Poll: Judicial system's financial straits not registering with public

Michaelweston

CHICAGO (Legal Newsline) -- A new poll by the nation's defense bar found that the public is split on the judicial system's current financial health.

The survey, conducted by DRI: The Voice of the Defense Bar's Center for Law and Public Policy and executed by Langer Research Associates in New York, found that 40 percent of respondents feel the civil courts in their state have all the funding they need to do their job adequately.

The poll also found that an identical 40 percent believe their courts are short of needed funding.

The rest are unsure.

According to DRI, the responses were based on "what they had heard or experienced."

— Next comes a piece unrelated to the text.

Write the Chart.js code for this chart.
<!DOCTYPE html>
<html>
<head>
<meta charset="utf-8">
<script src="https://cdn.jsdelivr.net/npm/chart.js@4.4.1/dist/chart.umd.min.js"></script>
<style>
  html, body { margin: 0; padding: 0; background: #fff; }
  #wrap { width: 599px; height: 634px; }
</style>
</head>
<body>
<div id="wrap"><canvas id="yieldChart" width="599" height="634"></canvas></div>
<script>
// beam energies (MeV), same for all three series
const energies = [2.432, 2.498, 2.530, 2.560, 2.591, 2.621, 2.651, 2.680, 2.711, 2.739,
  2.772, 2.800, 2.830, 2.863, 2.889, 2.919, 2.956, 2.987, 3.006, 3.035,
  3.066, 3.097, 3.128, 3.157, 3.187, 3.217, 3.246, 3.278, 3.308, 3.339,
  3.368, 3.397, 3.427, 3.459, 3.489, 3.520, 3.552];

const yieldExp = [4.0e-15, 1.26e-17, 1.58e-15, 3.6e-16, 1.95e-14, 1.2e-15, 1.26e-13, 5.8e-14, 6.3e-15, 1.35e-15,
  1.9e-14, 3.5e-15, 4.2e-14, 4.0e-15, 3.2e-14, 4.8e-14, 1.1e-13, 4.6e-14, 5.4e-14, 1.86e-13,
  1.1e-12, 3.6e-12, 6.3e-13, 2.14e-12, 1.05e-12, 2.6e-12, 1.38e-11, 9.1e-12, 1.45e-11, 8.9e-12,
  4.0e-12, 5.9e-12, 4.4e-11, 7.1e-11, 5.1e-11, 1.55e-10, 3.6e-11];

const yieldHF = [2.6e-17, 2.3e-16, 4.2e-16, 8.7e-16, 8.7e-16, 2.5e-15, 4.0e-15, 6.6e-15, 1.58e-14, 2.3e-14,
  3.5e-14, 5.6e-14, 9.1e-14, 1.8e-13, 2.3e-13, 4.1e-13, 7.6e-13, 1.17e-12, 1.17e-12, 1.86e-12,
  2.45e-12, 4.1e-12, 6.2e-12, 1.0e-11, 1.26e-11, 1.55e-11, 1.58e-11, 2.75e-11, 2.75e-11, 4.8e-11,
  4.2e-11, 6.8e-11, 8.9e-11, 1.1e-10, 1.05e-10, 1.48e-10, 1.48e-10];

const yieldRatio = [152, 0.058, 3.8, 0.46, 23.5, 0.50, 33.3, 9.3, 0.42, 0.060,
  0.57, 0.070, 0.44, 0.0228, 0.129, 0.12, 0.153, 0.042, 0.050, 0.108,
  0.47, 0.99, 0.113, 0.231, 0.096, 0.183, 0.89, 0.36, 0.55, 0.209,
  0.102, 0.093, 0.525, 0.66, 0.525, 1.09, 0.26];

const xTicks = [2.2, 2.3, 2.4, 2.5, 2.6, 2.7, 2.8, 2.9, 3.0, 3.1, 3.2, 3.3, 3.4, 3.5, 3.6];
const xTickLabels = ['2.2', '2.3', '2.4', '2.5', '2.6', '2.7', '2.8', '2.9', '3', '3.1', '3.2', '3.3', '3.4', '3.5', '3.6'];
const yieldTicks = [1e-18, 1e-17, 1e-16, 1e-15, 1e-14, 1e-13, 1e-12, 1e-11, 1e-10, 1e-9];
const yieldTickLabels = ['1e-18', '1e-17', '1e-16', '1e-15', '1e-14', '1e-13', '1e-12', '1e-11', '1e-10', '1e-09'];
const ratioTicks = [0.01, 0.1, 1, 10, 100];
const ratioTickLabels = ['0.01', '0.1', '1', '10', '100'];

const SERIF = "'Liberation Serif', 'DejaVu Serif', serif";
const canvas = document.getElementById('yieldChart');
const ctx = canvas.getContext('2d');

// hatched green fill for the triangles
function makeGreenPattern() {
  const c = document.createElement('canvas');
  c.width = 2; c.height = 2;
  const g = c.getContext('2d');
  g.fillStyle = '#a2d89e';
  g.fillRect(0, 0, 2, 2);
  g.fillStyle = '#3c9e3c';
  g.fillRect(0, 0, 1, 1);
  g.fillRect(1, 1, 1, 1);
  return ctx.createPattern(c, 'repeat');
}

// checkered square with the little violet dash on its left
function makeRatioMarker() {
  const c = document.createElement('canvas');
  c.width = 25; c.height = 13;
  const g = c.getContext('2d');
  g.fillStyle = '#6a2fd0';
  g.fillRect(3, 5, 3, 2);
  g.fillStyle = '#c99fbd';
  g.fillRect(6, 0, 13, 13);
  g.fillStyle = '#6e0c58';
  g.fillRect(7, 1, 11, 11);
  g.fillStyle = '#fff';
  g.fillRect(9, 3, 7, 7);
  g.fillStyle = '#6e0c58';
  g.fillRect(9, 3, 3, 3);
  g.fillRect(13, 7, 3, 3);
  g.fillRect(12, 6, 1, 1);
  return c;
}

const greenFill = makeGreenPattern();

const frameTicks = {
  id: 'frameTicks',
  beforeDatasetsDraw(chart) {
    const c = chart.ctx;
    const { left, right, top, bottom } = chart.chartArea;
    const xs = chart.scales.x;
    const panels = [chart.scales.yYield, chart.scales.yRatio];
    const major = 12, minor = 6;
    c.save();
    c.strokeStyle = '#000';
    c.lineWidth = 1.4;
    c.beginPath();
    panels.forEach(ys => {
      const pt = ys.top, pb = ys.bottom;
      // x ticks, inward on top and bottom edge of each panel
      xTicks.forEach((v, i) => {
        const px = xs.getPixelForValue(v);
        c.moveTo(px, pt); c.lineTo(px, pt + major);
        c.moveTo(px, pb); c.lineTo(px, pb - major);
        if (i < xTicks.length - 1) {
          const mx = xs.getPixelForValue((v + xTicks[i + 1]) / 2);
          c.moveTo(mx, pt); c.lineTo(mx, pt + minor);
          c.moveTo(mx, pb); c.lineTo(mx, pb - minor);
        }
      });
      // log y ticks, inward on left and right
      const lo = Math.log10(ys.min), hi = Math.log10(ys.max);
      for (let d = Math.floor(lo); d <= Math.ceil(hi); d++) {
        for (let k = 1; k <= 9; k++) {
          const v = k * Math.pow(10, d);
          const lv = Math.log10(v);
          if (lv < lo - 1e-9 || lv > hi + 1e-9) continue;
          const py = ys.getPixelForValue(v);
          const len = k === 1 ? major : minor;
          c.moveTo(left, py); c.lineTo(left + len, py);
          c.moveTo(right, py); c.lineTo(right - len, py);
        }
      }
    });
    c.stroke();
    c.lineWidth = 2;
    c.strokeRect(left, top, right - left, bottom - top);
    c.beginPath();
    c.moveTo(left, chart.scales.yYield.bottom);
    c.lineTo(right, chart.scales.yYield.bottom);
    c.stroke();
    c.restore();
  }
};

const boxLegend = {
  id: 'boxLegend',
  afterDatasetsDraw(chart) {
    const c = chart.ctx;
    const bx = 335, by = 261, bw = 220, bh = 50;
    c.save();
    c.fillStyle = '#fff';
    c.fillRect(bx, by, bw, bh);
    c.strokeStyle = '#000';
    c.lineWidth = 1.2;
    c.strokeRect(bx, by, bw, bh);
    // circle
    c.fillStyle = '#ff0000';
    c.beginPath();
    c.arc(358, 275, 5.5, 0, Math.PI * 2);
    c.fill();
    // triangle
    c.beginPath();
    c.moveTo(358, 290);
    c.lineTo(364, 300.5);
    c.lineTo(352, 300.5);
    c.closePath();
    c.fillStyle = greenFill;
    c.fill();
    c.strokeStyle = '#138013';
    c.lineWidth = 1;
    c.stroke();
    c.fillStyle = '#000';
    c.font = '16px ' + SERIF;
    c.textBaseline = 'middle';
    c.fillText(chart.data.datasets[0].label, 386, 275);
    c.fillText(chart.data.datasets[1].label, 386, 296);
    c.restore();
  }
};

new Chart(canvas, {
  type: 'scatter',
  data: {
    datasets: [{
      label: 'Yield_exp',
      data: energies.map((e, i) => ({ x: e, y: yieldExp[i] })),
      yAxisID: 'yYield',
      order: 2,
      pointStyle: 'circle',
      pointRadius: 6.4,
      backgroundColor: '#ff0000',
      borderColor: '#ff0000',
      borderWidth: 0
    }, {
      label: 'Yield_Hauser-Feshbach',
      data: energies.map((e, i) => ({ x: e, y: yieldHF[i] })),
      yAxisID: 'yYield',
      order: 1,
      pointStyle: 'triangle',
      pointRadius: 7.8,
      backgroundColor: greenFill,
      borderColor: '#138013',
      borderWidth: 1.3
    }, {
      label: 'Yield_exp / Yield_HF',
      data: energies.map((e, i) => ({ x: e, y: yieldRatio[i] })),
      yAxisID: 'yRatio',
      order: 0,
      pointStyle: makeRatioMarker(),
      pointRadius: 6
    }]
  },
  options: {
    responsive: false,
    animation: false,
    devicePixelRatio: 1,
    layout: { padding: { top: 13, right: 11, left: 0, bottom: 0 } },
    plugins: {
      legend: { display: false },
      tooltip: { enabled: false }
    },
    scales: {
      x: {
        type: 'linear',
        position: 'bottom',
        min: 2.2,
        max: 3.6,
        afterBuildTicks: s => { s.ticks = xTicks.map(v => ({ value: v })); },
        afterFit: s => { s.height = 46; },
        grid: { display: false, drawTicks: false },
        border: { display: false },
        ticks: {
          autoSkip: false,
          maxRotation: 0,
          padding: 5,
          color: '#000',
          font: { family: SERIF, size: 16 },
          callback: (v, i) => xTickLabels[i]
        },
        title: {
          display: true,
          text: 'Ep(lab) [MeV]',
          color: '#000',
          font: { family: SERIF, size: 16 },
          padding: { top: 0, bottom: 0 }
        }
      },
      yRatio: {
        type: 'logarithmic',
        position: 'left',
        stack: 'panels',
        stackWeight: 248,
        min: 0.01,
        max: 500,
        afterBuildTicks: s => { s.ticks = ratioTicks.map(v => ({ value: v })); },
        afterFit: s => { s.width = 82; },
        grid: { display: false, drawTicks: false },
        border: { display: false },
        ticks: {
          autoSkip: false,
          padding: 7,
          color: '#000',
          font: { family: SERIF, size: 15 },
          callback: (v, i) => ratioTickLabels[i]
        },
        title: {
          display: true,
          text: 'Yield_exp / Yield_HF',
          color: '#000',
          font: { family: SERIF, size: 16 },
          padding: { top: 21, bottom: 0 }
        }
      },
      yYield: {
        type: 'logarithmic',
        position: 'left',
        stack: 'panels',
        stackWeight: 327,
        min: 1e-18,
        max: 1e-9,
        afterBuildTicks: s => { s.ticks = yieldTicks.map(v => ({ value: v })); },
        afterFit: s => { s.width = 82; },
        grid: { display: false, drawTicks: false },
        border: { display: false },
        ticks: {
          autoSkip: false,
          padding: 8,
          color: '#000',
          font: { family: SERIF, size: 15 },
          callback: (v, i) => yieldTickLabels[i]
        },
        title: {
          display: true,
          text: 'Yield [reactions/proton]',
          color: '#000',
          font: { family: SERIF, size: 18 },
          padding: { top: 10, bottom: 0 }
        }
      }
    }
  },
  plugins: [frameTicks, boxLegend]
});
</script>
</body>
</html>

The defense bar's study also found that the responses seem to split along ideological lines.

Twenty-nine percent of liberal Democrats polled said they believe civil courts are adequately funded; 54 percent of strong conservatives agreed.

"It's amazing that with all the high-profile warnings, literally thousands of newspaper articles and all the effects of the funding shortage being played out in the nation's courts system, that 60 percent of respondents either think there's no funding problem or aren't sure there's a funding problem," DRI President Mike Weston said in a statement Thursday.

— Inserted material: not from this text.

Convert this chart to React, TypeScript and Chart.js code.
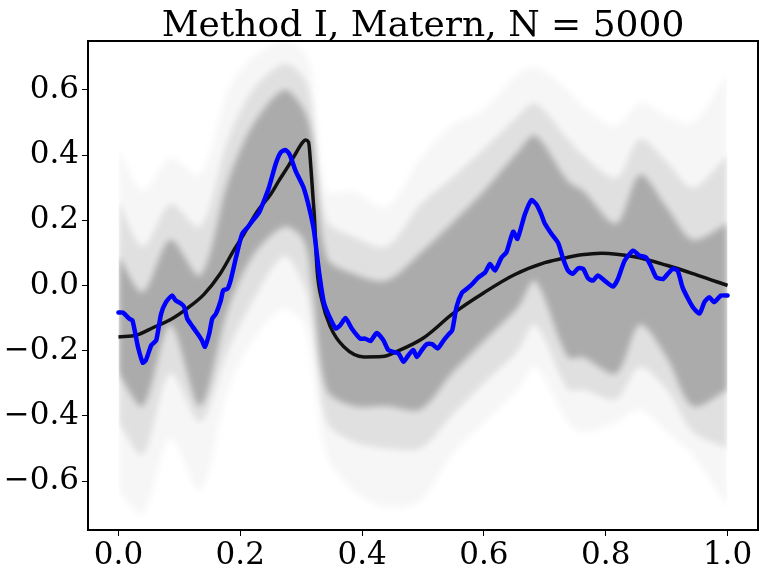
import React, { useEffect, useRef } from "react";
import { Chart, registerables } from "chart.js";

const TITLE = "Method I, Matern, N = 5000";
const X_TICKS = [0, 0.2, 0.4, 0.6, 0.8, 1.0];
const Y_TICKS = [-0.6, -0.4, -0.2, 0, 0.2, 0.4, 0.6];

// true function (black)
const truthX = [0, 0.03, 0.058, 0.085, 0.113, 0.14, 0.167, 0.19, 0.206, 0.227, 0.25, 0.263, 0.28, 0.291, 0.302, 0.307, 0.312, 0.316, 0.319, 0.322, 0.326, 0.334, 0.348, 0.37, 0.403, 0.433, 0.46, 0.5, 0.55, 0.6, 0.65, 0.7, 0.727, 0.76, 0.793, 0.847, 0.9, 0.95, 1.0];
const truthY = [-0.158, -0.152, -0.128, -0.105, -0.07, -0.028, 0.036, 0.11, 0.158, 0.225, 0.28, 0.32, 0.37, 0.405, 0.438, 0.446, 0.44, 0.36, 0.28, 0.2, 0.05, -0.046, -0.127, -0.188, -0.219, -0.218, -0.2, -0.162, -0.085, -0.022, 0.033, 0.07, 0.082, 0.094, 0.099, 0.088, 0.062, 0.032, 0.0];

// estimate (blue)
const meanX = [0, 0.007, 0.018, 0.023, 0.032, 0.04, 0.045, 0.054, 0.062, 0.07, 0.078, 0.088, 0.094, 0.103, 0.108, 0.113, 0.122, 0.13, 0.137, 0.142, 0.149, 0.154, 0.16, 0.168, 0.172, 0.179, 0.184, 0.193, 0.203, 0.212, 0.22, 0.231, 0.239, 0.247, 0.258, 0.266, 0.274, 0.281, 0.291, 0.304, 0.313, 0.321, 0.329, 0.337, 0.345, 0.357, 0.364, 0.373, 0.383, 0.397, 0.405, 0.414, 0.424, 0.435, 0.443, 0.452, 0.46, 0.468, 0.476, 0.484, 0.49, 0.498, 0.506, 0.515, 0.524, 0.534, 0.542, 0.548, 0.555, 0.564, 0.572, 0.58, 0.591, 0.602, 0.61, 0.618, 0.629, 0.637, 0.648, 0.655, 0.667, 0.678, 0.686, 0.694, 0.7, 0.711, 0.722, 0.73, 0.738, 0.746, 0.755, 0.763, 0.771, 0.779, 0.787, 0.798, 0.812, 0.82, 0.831, 0.845, 0.855, 0.866, 0.875, 0.883, 0.894, 0.902, 0.91, 0.918, 0.926, 0.935, 0.943, 0.954, 0.962, 0.97, 0.978, 0.989, 1.0];
const meanY = [-0.083, -0.083, -0.102, -0.107, -0.188, -0.237, -0.229, -0.183, -0.168, -0.087, -0.051, -0.031, -0.046, -0.056, -0.066, -0.102, -0.127, -0.148, -0.168, -0.188, -0.148, -0.102, -0.087, -0.046, -0.015, -0.01, 0.015, 0.086, 0.158, 0.178, 0.198, 0.224, 0.26, 0.3, 0.372, 0.407, 0.416, 0.402, 0.351, 0.3, 0.239, 0.168, 0.046, -0.05, -0.09, -0.132, -0.122, -0.1, -0.132, -0.163, -0.163, -0.17, -0.146, -0.168, -0.198, -0.204, -0.209, -0.234, -0.214, -0.198, -0.219, -0.198, -0.18, -0.18, -0.193, -0.168, -0.15, -0.137, -0.066, -0.022, -0.01, 0.003, 0.025, 0.04, 0.066, 0.046, 0.086, 0.102, 0.165, 0.143, 0.217, 0.262, 0.249, 0.219, 0.19, 0.158, 0.13, 0.082, 0.046, 0.036, 0.053, 0.051, 0.022, 0.015, 0.031, 0.015, -0.003, 0.02, 0.076, 0.107, 0.092, 0.086, 0.056, 0.025, 0.02, 0.036, 0.051, 0.046, -0.005, -0.04, -0.066, -0.086, -0.051, -0.036, -0.051, -0.031, -0.031];

// sample-path envelope (gray)
const bandX = [0, 0.04, 0.085, 0.134, 0.18, 0.22, 0.272, 0.304, 0.318, 0.342, 0.386, 0.44, 0.496, 0.547, 0.6, 0.656, 0.684, 0.738, 0.763, 0.817, 0.856, 0.9, 0.943, 1.0];
const denseHi = [0.09, -0.02, 0.14, 0.03, 0.32, 0.49, 0.6, 0.54, 0.45, 0.086, 0.036, 0.015, 0.1, 0.19, 0.29, 0.41, 0.46, 0.32, 0.29, 0.19, 0.34, 0.24, 0.14, 0.19];
const denseLo = [-0.27, -0.37, -0.12, -0.37, -0.07, 0.09, 0.18, 0.14, 0.0, -0.32, -0.37, -0.37, -0.38, -0.27, -0.17, -0.066, 0.015, -0.22, -0.22, -0.27, -0.12, -0.22, -0.37, -0.32];
const midHi = [0.26, 0.12, 0.25, 0.18, 0.45, 0.6, 0.68, 0.64, 0.55, 0.2, 0.15, 0.12, 0.25, 0.33, 0.42, 0.52, 0.56, 0.45, 0.4, 0.33, 0.45, 0.38, 0.3, 0.4];
const midLo = [-0.42, -0.52, -0.27, -0.42, -0.2, -0.05, 0.09, 0.0, -0.12, -0.42, -0.48, -0.5, -0.5, -0.4, -0.3, -0.2, -0.12, -0.32, -0.32, -0.35, -0.25, -0.32, -0.45, -0.5];
const faintHi = [0.42, 0.29, 0.39, 0.34, 0.6, 0.7, 0.75, 0.72, 0.65, 0.29, 0.29, 0.24, 0.39, 0.49, 0.54, 0.65, 0.67, 0.6, 0.55, 0.49, 0.56, 0.52, 0.5, 0.65];
const faintLo = [-0.63, -0.7, -0.47, -0.63, -0.32, -0.17, -0.07, -0.12, -0.25, -0.52, -0.63, -0.68, -0.66, -0.52, -0.42, -0.32, -0.25, -0.42, -0.45, -0.42, -0.38, -0.45, -0.52, -0.68];

const FONT = "'DejaVu Serif', serif";

// softens the envelope fills; registered before the filler so it wraps it
let bandFilterOn = false;
const bandSoftPlugin = {
  id: "bandSoft",
  beforeDatasetsDraw(chart: any) {
    const { ctx, chartArea, scales } = chart;
    const x0 = scales.x.getPixelForValue(0);
    const x1 = scales.x.getPixelForValue(1);
    ctx.save();
    ctx.beginPath();
    ctx.rect(x0, chartArea.top, x1 - x0, chartArea.bottom - chartArea.top);
    ctx.clip();
    ctx.filter = "blur(3px)";
    bandFilterOn = true;
  },
  beforeDatasetDraw(chart: any) {
    if (bandFilterOn) {
      chart.ctx.restore();
      bandFilterOn = false;
    }
  },
};
Chart.register(bandSoftPlugin);
Chart.register(...registerables);

const pts = (xs: number[], ys: number[]) => xs.map((x, i) => ({ x, y: ys[i] }));

const fmt = (v: number) => {
  const r = Math.round(v * 10) / 10;
  if (Math.abs(r) < 1e-9) return "0.0";
  return r < 0 ? "\u2212" + Math.abs(r).toFixed(1) : r.toFixed(1);
};

const framePlugin = {
  id: "frame",
  afterDatasetsDraw(chart: any) {
    const { ctx, chartArea } = chart;
    const { left, top, right, bottom } = chartArea;
    ctx.save();
    ctx.strokeStyle = "#000";
    ctx.lineWidth = 2;
    ctx.strokeRect(left, top, right - left, bottom - top);
    ctx.restore();
  },
  afterDraw(chart: any) {
    const { ctx, chartArea } = chart;
    ctx.save();
    ctx.fillStyle = "#000";
    ctx.font = `36px ${FONT}`;
    ctx.textAlign = "center";
    ctx.textBaseline = "alphabetic";
    ctx.fillText(TITLE, (chartArea.left + chartArea.right) / 2, 36);
    ctx.restore();
  },
};

function bandPair(hi: number[], lo: number[], color: string, order: number) {
  return [
    {
      data: pts(bandX, hi),
      borderWidth: 0,
      borderColor: "transparent",
      pointRadius: 0,
      backgroundColor: color,
      fill: "+1",
      tension: 0.3,
      order,
    },
    {
      data: pts(bandX, lo),
      borderWidth: 0,
      borderColor: "transparent",
      pointRadius: 0,
      backgroundColor: color,
      fill: false,
      tension: 0.3,
      order,
    },
  ];
}

export default function App() {
  const ref = useRef<HTMLCanvasElement | null>(null);

  useEffect(() => {
    if (!ref.current) return;
    const chart = new Chart(ref.current, {
      type: "line",
      data: {
        datasets: [
          {
            data: pts(meanX, meanY),
            borderColor: "#0000ff",
            borderWidth: 4.5,
            pointRadius: 0,
            fill: false,
            tension: 0.2,
            borderJoinStyle: "round",
            borderCapStyle: "round",
            order: 0,
          },
          {
            data: pts(truthX, truthY),
            borderColor: "rgba(0,0,0,0.9)",
            borderWidth: 3.5,
            pointRadius: 0,
            fill: false,
            cubicInterpolationMode: "monotone",
            borderJoinStyle: "round",
            order: 1,
          },
          ...bandPair(denseHi, denseLo, "rgba(0,0,0,0.24)", 2),
          ...bandPair(midHi, midLo, "rgba(0,0,0,0.09)", 3),
          ...bandPair(faintHi, faintLo, "rgba(0,0,0,0.035)", 4),
        ] as any,
      },
      options: {
        animation: false,
        responsive: false,
        devicePixelRatio: 1,
        layout: { padding: { left: 0, right: 6, top: 41, bottom: 0 } },
        plugins: {
          legend: { display: false },
          tooltip: { enabled: false },
          title: { display: false },
          filler: { drawTime: "beforeDatasetsDraw" },
        } as any,
        scales: {
          x: {
            type: "linear",
            min: -0.05,
            max: 1.05,
            afterBuildTicks: (s: any) => {
              s.ticks = X_TICKS.map((v) => ({ value: v }));
            },
            afterFit: (s: any) => {
              s.height = 42;
            },
            grid: { display: true, drawOnChartArea: false, drawTicks: true, tickLength: 6, tickColor: "#000", tickWidth: 1 },
            border: { display: false },
            ticks: {
              color: "#000",
              font: { family: FONT, size: 31 },
              padding: 1,
              maxRotation: 0,
              autoSkip: false,
              callback: (v: any) => fmt(Number(v)),
            },
          },
          y: {
            type: "linear",
            min: -0.75,
            max: 0.75,
            afterBuildTicks: (s: any) => {
              s.ticks = Y_TICKS.map((v) => ({ value: v }));
            },
            afterFit: (s: any) => {
              s.width = 88;
            },
            grid: { display: true, drawOnChartArea: false, drawTicks: true, tickLength: 6, tickColor: "#000", tickWidth: 1 },
            border: { display: false },
            ticks: {
              color: "#000",
              font: { family: FONT, size: 31 },
              padding: 3,
              autoSkip: false,
              callback: (v: any) => fmt(Number(v)),
            },
          },
        },
      },
      plugins: [framePlugin],
    });
    return () => chart.destroy();
  }, []);

  return (
    <div style={{ position: "absolute", left: 0, top: 0, width: 764, height: 572, background: "#fff" }}>
      <canvas ref={ref} width={764} height={572} style={{ display: "block" }} />
    </div>
  );
}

"Given all the attention, the unawareness seems almost willful."

A number of judicial districts around the country have warned that in light of serious budget constraints on the local, state and federal levels, and their constitutional requirement to provide speedy trials in criminal cases, they might have to curtail or suspend civil jury trials.

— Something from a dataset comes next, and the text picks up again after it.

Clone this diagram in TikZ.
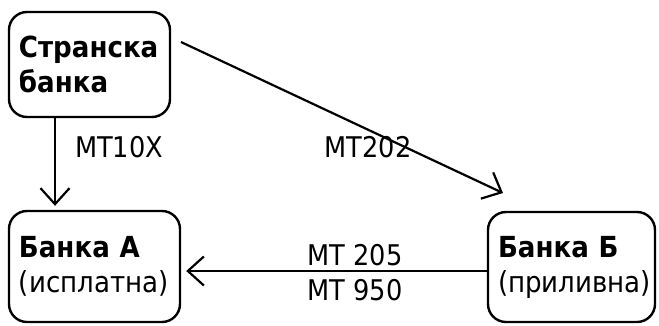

Seventy-five percent of the poll's respondents said they consider that option "unacceptable."

"The ideological split comes as a surprise," John R. Kouris, DRI executive director, said in a statement. "You would think that funding of the courts would be a non-partisan, or at least a bi-partisan, issue given that both political parties have raised the issue.

"It is encouraging though that regardless of political or ideological affiliation, a strong majority finds the suspension of civil trials unacceptable."

The poll's findings come from an independent, nonpartisan telephone survey conducted via landline and cell phone interviews with a random national sample of 1,005 adults.

The results have a margin of sampling error of plus or minus 3.5 percentage points for the full sample.

DRI's poll focused on four areas: confidence in the civil justice system, class action lawsuits, juror bias and judicial funding.

Additional results of the survey will be released in the coming weeks, the defense bar noted.